This post first appeared in the Constellation Insight newsletter, which features bespoke content weekly.

What's good for Nvidia shareholders may give enterprise technology buyers pause. Nvidia needs competition.

Following Nvidia's blowout second quarter results, surging margins and crazy demand it's clear that the company has little competition and a lot of pricing power. Nvidia's second quarter gross margin was 70.1%, up 43.5% from a year ago. Third quarter gross margins will creep up to 71.5% to 72.5%.

The competition won't begin to show up until the fourth quarter when AMD launches its AMD Instinct MI300A and MI300X GPUs and AWS re:Invent likely features new Trainium and Inferentia chips.

Sure, there are a few enterprises buying Nvidia systems to train models on-premises, but most will buy computing power through the cloud. Either way, Nvidia is getting paid enough that it will double its fourth quarter revenue in two quarters, assuming it hits its third quarter sales guidance of $16 billion.

Here are the moving parts enterprises need to consider as they explore and scale generative AI efforts.

  • Model training isn't cheap and requires GPUs. Nvidia has pricing power on the infrastructure side.
  • Today, that pricing power is absorbed because hyperscalers are building out and consumer Internet and enterprises see productivity returns. More than 50% of Nvidia’s data center revenue in the second quarter derived from cloud service providers.
  • First movers will pay up for competitive advantage.
  • Nvidia has worked on its supply chain network for a decade or more and now appears to be able to meet demand.
  • Enterprises--especially those building their own infrastructure--will need to determine whether you go with Nvidia or consider options that'll be available in a few months.
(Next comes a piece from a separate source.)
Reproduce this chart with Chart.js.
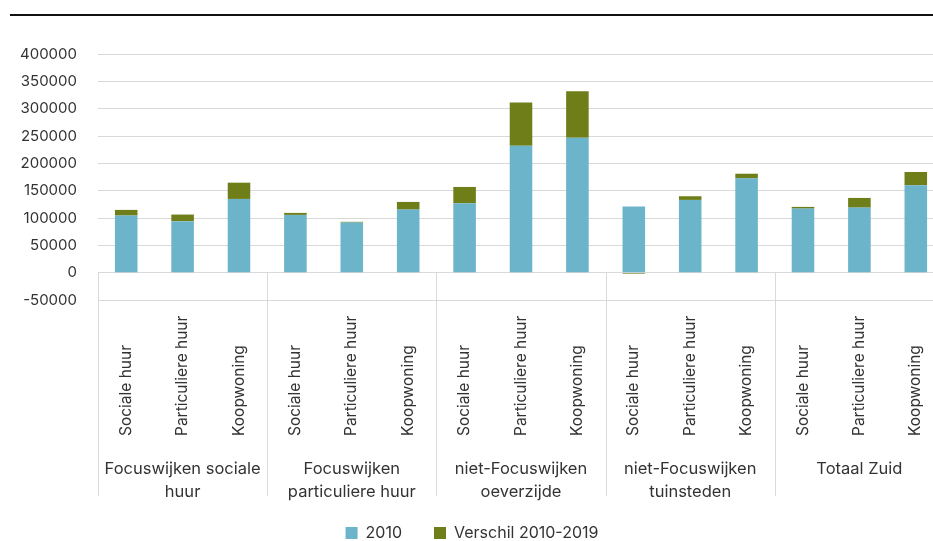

To hear Nvidia CEO Jensen Huang tell it, there's only one choice. Not surprisingly, that choice is Nvidia. "The world has something along the lines of about $1 trillion worth of data centers installed, in the cloud, in enterprise and otherwise. And that $1 trillion of data centers is in the process of transitioning into accelerated computing and generative AI. We're seeing two simultaneous platform shifts at the same time," said Jensen.

Jensen continued:

"What makes NVIDIA special are: one, architecture. NVIDIA accelerates everything from data processing, training, inference, every AI model, real-time speech to computer vision, and giant recommenders to vector databases. The performance and versatility of our architecture translates to the lowest data center TCO and best energy efficiency."

It's hard to argue with Jensen now.

Going forward, the question will be whether everyone will need to train models with Nvidia or will something else do. Amazon CEO Andy Jassy will play the Nvidia game, but also noted there will be workloads for its own processors.

"Customers are excited by Amazon EC2 P5 instances powered by NVIDIA H100 GPUs to train large models and develop generative AI applications. However, to date, there's only been one viable option in the market for everybody and supply has been scarce,” said Jassy on Amazon's earnings conference call. “We're optimistic that a lot of large language model training and inference will be run on AWS' Trainium and Inferentia chips in the future."

You can also expect AMD to get training workloads too. AMD's value to the industry in x86 processors was being a counterweight to Intel. It will play the same role in GPUs and be formidable. AMD makes its case for generative AI workloads vs. Nvidia

AMD Instinct MI300A and MI300X GPUs are sampling to HPC, Cloud and AI customers with production in the fourth quarter. "I think there will be multiple winners. And we will be first to say that there are multiple winners," said AMD CEO Lisa Su.